■ Aim ■
Extract all lines that hold "code" from the records below.
□ □ □ □ □
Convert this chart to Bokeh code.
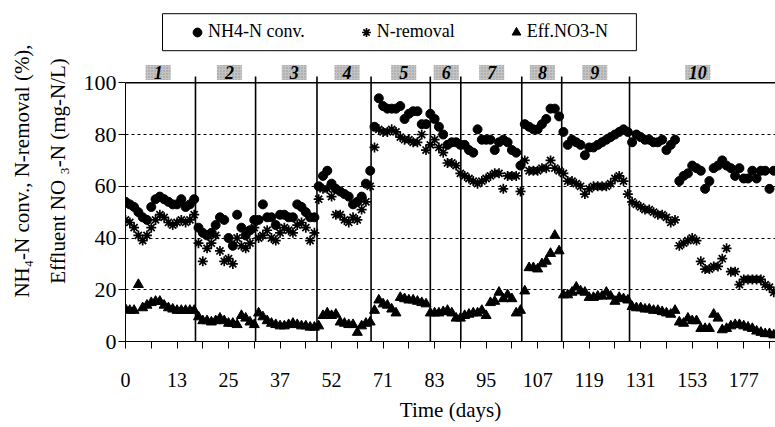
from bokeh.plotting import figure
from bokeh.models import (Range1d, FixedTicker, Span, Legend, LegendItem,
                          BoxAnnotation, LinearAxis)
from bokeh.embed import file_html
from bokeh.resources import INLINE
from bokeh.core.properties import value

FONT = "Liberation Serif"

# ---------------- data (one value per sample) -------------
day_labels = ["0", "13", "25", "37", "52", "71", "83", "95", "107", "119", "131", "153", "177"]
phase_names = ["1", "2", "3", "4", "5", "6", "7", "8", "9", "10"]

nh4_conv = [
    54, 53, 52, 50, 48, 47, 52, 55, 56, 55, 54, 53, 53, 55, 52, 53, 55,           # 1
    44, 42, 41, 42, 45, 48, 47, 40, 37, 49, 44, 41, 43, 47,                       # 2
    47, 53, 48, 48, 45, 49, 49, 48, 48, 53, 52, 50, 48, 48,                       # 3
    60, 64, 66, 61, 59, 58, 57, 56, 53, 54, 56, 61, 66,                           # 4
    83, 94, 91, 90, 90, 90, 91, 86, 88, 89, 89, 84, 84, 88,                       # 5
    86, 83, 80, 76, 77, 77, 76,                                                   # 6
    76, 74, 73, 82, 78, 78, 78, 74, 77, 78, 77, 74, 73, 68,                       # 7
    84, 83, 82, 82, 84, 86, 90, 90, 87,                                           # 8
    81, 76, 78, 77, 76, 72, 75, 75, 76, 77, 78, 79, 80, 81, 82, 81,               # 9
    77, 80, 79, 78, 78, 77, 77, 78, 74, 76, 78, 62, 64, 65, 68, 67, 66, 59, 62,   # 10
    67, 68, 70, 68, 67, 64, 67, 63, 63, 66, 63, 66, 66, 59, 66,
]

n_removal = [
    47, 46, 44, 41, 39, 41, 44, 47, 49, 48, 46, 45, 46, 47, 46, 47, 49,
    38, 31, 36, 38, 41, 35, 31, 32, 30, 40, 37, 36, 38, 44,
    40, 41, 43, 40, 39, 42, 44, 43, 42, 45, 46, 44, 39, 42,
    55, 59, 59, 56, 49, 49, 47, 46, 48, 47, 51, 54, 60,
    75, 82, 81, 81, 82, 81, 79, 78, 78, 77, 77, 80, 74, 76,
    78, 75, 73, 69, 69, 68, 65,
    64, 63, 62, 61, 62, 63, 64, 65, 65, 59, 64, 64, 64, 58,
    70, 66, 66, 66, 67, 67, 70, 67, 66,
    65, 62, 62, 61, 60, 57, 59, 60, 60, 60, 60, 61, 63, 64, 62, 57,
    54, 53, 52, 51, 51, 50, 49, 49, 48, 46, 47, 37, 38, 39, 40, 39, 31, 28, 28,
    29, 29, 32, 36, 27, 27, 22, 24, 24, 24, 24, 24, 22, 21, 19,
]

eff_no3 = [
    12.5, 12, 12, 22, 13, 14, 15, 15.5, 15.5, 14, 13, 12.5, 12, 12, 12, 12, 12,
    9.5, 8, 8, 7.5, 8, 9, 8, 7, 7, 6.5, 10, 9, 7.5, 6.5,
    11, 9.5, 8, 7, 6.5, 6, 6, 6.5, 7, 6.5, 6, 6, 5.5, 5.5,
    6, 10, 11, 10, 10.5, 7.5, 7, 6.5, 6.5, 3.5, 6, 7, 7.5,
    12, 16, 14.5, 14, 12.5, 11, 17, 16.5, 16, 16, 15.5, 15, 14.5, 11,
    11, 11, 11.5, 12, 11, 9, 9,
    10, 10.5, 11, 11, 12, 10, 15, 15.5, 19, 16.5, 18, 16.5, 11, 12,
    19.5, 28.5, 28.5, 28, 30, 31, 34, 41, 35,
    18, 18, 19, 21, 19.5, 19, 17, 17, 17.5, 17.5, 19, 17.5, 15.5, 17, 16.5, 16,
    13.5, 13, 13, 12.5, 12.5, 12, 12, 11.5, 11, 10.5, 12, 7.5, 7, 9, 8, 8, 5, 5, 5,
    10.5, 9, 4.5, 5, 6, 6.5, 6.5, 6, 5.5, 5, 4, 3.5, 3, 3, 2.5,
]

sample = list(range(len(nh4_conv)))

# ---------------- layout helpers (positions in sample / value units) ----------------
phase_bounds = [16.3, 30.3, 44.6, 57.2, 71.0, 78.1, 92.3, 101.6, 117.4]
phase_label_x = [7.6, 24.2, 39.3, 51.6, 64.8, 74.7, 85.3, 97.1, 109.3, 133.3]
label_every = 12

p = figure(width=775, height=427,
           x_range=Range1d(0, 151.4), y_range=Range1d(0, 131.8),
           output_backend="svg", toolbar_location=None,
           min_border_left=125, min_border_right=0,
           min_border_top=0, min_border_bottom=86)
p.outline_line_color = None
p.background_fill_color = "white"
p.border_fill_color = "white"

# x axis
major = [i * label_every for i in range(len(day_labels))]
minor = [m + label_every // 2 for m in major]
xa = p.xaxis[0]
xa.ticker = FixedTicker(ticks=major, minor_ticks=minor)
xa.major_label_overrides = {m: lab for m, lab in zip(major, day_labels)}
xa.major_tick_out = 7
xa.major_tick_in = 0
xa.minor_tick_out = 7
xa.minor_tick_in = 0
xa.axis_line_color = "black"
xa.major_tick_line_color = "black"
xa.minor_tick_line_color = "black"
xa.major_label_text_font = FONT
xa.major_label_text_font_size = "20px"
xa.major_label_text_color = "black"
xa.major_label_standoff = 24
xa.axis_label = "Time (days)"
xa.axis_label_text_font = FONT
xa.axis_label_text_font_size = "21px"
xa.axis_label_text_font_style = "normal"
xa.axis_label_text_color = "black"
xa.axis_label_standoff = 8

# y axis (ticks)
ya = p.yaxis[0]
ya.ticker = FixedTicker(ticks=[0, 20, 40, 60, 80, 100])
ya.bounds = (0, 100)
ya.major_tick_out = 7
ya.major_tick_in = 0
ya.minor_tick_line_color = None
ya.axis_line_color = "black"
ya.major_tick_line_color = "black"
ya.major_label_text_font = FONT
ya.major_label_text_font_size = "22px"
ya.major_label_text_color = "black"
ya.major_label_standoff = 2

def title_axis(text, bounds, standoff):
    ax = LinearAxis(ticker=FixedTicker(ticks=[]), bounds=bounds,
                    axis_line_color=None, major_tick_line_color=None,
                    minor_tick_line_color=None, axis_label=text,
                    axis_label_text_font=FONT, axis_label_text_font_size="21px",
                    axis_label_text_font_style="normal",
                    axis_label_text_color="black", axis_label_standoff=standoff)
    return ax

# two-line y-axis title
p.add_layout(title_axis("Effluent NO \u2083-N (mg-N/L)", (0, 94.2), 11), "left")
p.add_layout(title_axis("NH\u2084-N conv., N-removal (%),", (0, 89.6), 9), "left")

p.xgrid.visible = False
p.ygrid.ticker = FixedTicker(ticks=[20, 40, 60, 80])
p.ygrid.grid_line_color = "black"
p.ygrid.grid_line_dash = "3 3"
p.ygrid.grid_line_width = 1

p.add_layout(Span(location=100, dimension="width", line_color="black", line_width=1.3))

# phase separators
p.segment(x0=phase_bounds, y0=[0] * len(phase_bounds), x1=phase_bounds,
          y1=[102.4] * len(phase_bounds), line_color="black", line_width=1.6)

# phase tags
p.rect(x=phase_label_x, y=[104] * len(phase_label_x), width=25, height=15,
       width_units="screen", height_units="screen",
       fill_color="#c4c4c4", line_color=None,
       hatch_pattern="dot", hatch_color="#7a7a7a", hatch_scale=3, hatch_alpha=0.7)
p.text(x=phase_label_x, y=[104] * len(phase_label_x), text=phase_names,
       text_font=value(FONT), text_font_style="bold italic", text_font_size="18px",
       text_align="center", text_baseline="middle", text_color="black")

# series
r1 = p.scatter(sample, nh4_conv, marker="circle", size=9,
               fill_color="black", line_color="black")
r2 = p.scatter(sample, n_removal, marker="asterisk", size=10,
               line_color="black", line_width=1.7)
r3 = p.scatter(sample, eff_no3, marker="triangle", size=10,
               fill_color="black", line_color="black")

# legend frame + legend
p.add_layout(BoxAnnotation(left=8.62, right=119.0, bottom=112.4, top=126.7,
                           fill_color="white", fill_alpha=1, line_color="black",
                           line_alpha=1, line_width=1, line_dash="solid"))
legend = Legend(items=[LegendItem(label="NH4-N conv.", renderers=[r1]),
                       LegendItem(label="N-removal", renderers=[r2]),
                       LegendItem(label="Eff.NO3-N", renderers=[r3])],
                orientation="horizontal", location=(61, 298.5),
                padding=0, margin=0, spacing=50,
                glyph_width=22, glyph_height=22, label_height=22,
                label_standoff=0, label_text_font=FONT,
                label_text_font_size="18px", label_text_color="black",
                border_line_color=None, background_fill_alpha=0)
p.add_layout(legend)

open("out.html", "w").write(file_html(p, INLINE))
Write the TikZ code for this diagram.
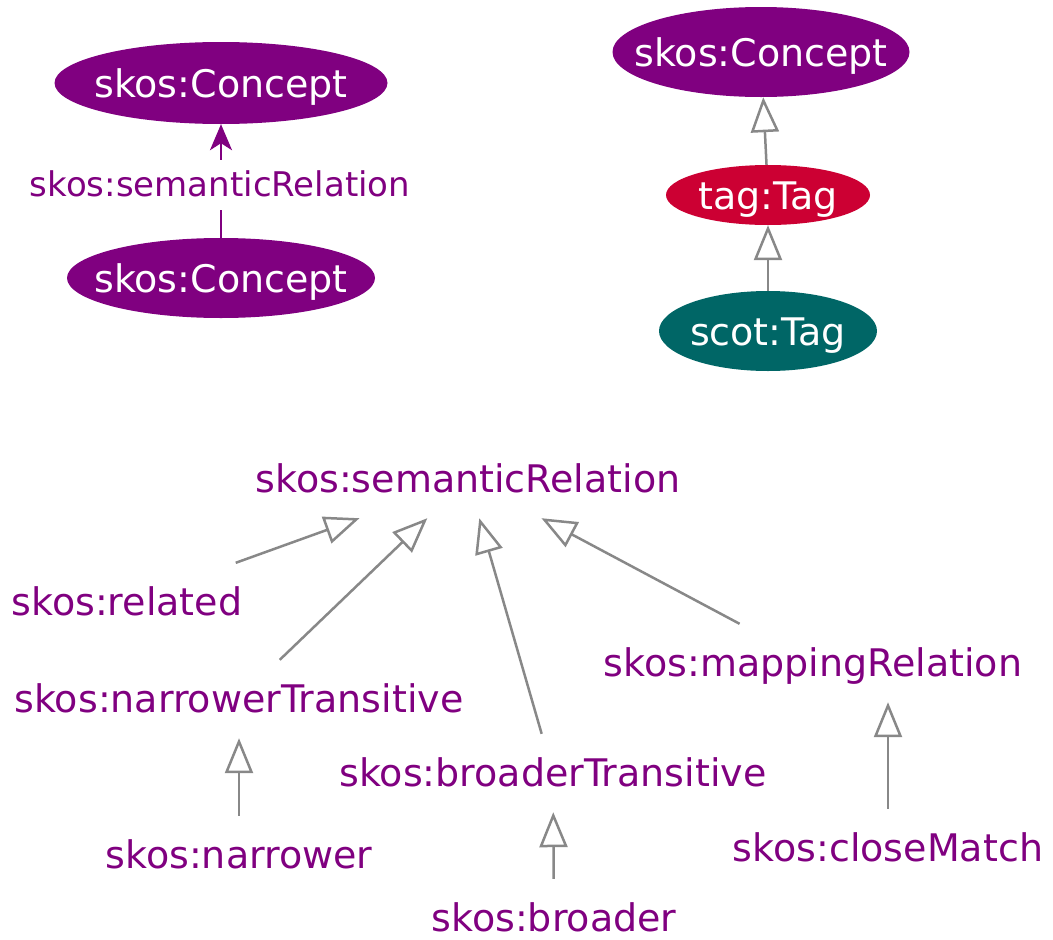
□ □ □ □ □
■ The completed task ■
Convert this chart to Bokeh code.
Write the TikZ code for this diagram.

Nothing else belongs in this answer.